TASK TO CARRY OUT: Your task is to print, exactly and only, the lines from the start of the entries below through the line with "const yTicks = [0, 5, 10, 15, 20];". Include both ends, but skip the pictures.

SUPPLIED RECORDS:
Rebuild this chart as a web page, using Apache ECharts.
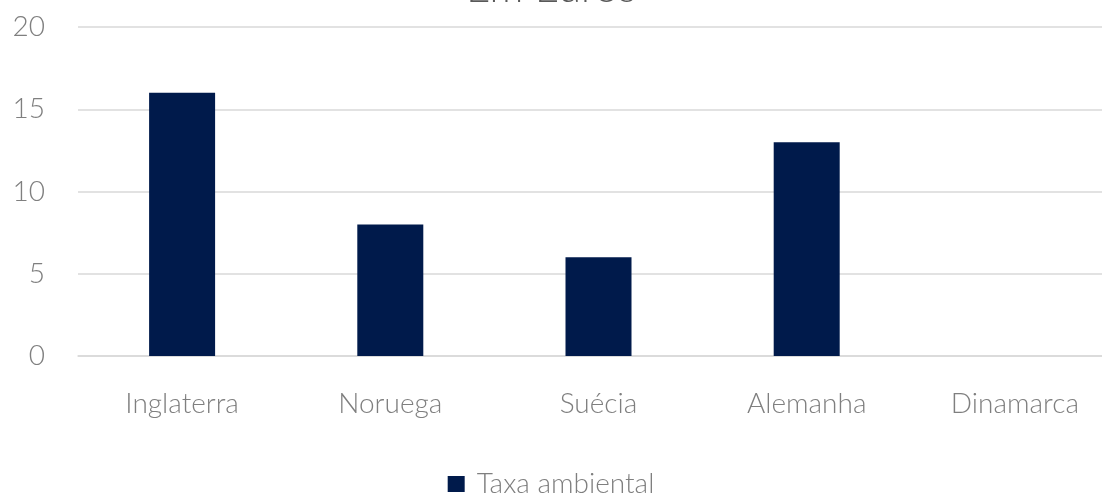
<!DOCTYPE html>
<html><head><meta charset="utf-8">
<script src="https://cdn.jsdelivr.net/npm/echarts@6/dist/echarts.min.js"></script>
<style>html,body{margin:0;padding:0;background:#fff}#c{width:1102px;height:503px}</style>
</head><body><div id="c"></div>
<script>
const titleText = "Em Euros";
const seriesName = "Taxa ambiental";
const categories = ["Inglaterra", "Noruega", "Suécia", "Alemanha", "Dinamarca"];
const values = [16, 8, 6, 13, 0];
const yTicks = [0, 5, 10, 15, 20];

const chart = echarts.init(document.getElementById('c'));
const font = 'Lato';
chart.setOption({
  animation: false,
  title: {
    text: titleText, left: 'center', top: -38,
    textStyle: {fontFamily: font, fontWeight: 300, fontSize: 42, color: '#595959'}
  },
  legend: {
    bottom: 0, left: 'center', itemWidth: 17, itemHeight: 16, icon: 'rect',
    textStyle: {fontFamily: font, fontWeight: 300, fontSize: 28, color: '#7f7f7f', padding: [0, 0, 0, 7]},
    data: [seriesName]
  },
  grid: {left: 78, right: -17, top: 27, bottom: 147, outerBoundsMode: 'none'},
  xAxis: {
    type: 'category', data: categories,
    axisLine: {show: true, lineStyle: {color: '#d9d9d9', width: 1.5}},
    axisTick: {show: false},
    axisLabel: {fontFamily: font, fontWeight: 300, fontSize: 28, color: '#7f7f7f', margin: 34}
  },
  yAxis: {
    type: 'value', min: yTicks[0], max: yTicks[yTicks.length-1], interval: 5,
    axisLine: {show: false}, axisTick: {show: false},
    splitLine: {lineStyle: {color: '#d9d9d9', width: 1.5}},
    axisLabel: {fontFamily: font, fontWeight: 300, fontSize: 28, color: '#7f7f7f', margin: 33}
  },
  series: [{
    name: seriesName, type: 'bar', data: values, barWidth: 66,
    itemStyle: {color: '#001a4b'}
  }]
});
</script></body></html>
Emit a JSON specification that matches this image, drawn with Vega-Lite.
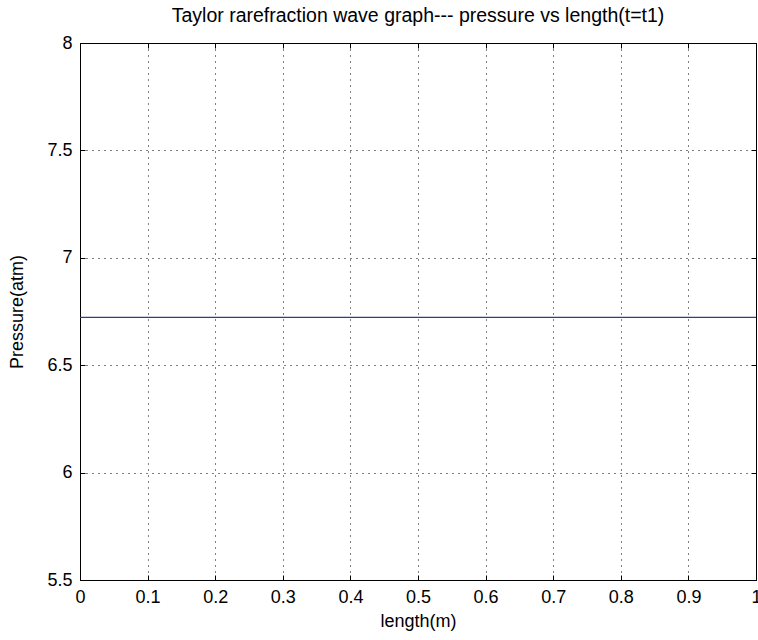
{
  "$schema": "https://vega.github.io/schema/vega-lite/v6.json",
  "autosize": {"type": "none"},
  "padding": {"left": 80, "top": 43, "right": 2, "bottom": 60},
  "width": 676,
  "height": 537,
  "background": "white",
  "title": {
    "text": "Taylor rarefraction wave graph--- pressure vs length(t=t1)",
    "font": "Liberation Sans",
    "fontSize": 19.5,
    "fontWeight": "normal",
    "color": "#000000",
    "anchor": "middle",
    "offset": 8
  },
  "config": {
    "view": {"stroke": "#000000", "strokeWidth": 1},
    "axis": {
      "domainColor": "#000000",
      "tickColor": "#000000",
      "tickSize": -5,
      "gridColor": "#000000",
      "gridDash": [1, 5],
      "gridOpacity": 1,
      "gridWidth": 1,
      "labelFont": "Liberation Sans",
      "labelFontSize": 18,
      "labelColor": "#000000",
      "titleFont": "Liberation Sans",
      "titleFontSize": 18,
      "titleFontWeight": "normal",
      "titleColor": "#000000"
    }
  },
  "data": {
    "values": [
      {"length": 0, "pressure": 6.723},
      {"length": 0.5, "pressure": 6.723},
      {"length": 1, "pressure": 6.723}
    ]
  },
  "layer": [
    {
      "mark": {"type": "line", "color": "#2b3d96", "strokeWidth": 1.2},
      "encoding": {
        "x": {
          "field": "length",
          "type": "quantitative",
          "scale": {"domain": [0, 1], "nice": false},
          "axis": {
            "title": "length(m)",
            "values": [0, 0.1, 0.2, 0.3, 0.4, 0.5, 0.6, 0.7, 0.8, 0.9, 1],
            "format": "~g",
            "labelPadding": 13,
            "titlePadding": 6,
            "labelFlush": false
          }
        },
        "y": {
          "field": "pressure",
          "type": "quantitative",
          "scale": {"domain": [5.5, 8], "nice": false, "zero": false},
          "axis": {
            "title": "Pressure(atm)",
            "values": [5.5, 6, 6.5, 7, 7.5, 8],
            "format": "~g",
            "labelPadding": 13,
            "titlePadding": 20,
            "labelFlush": false
          }
        }
      }
    },
    {
      "mark": {"type": "line", "opacity": 0},
      "encoding": {
        "x": {
          "field": "length",
          "type": "quantitative",
          "axis": {
            "orient": "top",
            "title": null,
            "labels": false,
            "grid": false,
            "domain": false,
            "values": [0, 0.1, 0.2, 0.3, 0.4, 0.5, 0.6, 0.7, 0.8, 0.9, 1]
          }
        },
        "y": {
          "field": "pressure",
          "type": "quantitative",
          "axis": {
            "orient": "right",
            "title": null,
            "labels": false,
            "grid": false,
            "domain": false,
            "values": [5.5, 6, 6.5, 7, 7.5, 8]
          }
        }
      }
    }
  ],
  "resolve": {"axis": {"x": "independent", "y": "independent"}}
}
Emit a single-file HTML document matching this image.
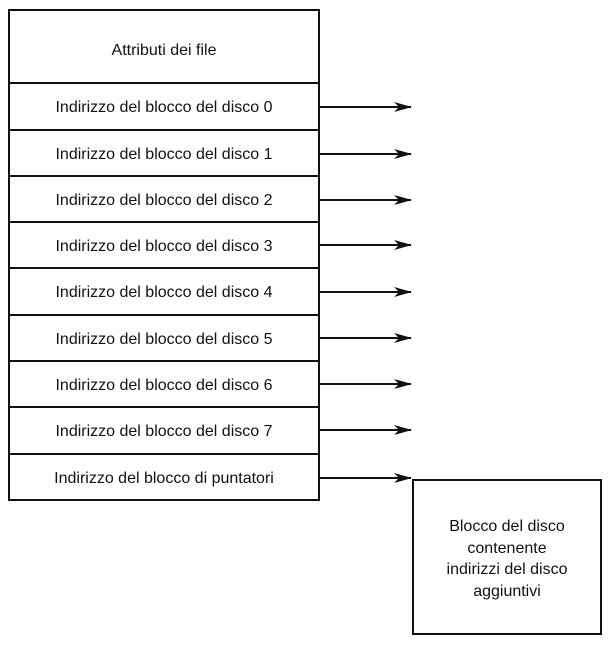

SOLUTION:
Rebuild this chart as a web page, using Apache ECharts.
<!DOCTYPE html>
<html><head><meta charset="utf-8">
<script src="https://cdn.jsdelivr.net/npm/echarts@6/dist/echarts.min.js"></script>
<style>html,body{margin:0;padding:0;background:#fff}#c{width:1102px;height:503px}</style>
</head><body><div id="c"></div>
<script>
const titleText = "Em Euros";
const seriesName = "Taxa ambiental";
const categories = ["Inglaterra", "Noruega", "Suécia", "Alemanha", "Dinamarca"];
const values = [16, 8, 6, 13, 0];
const yTicks = [0, 5, 10, 15, 20];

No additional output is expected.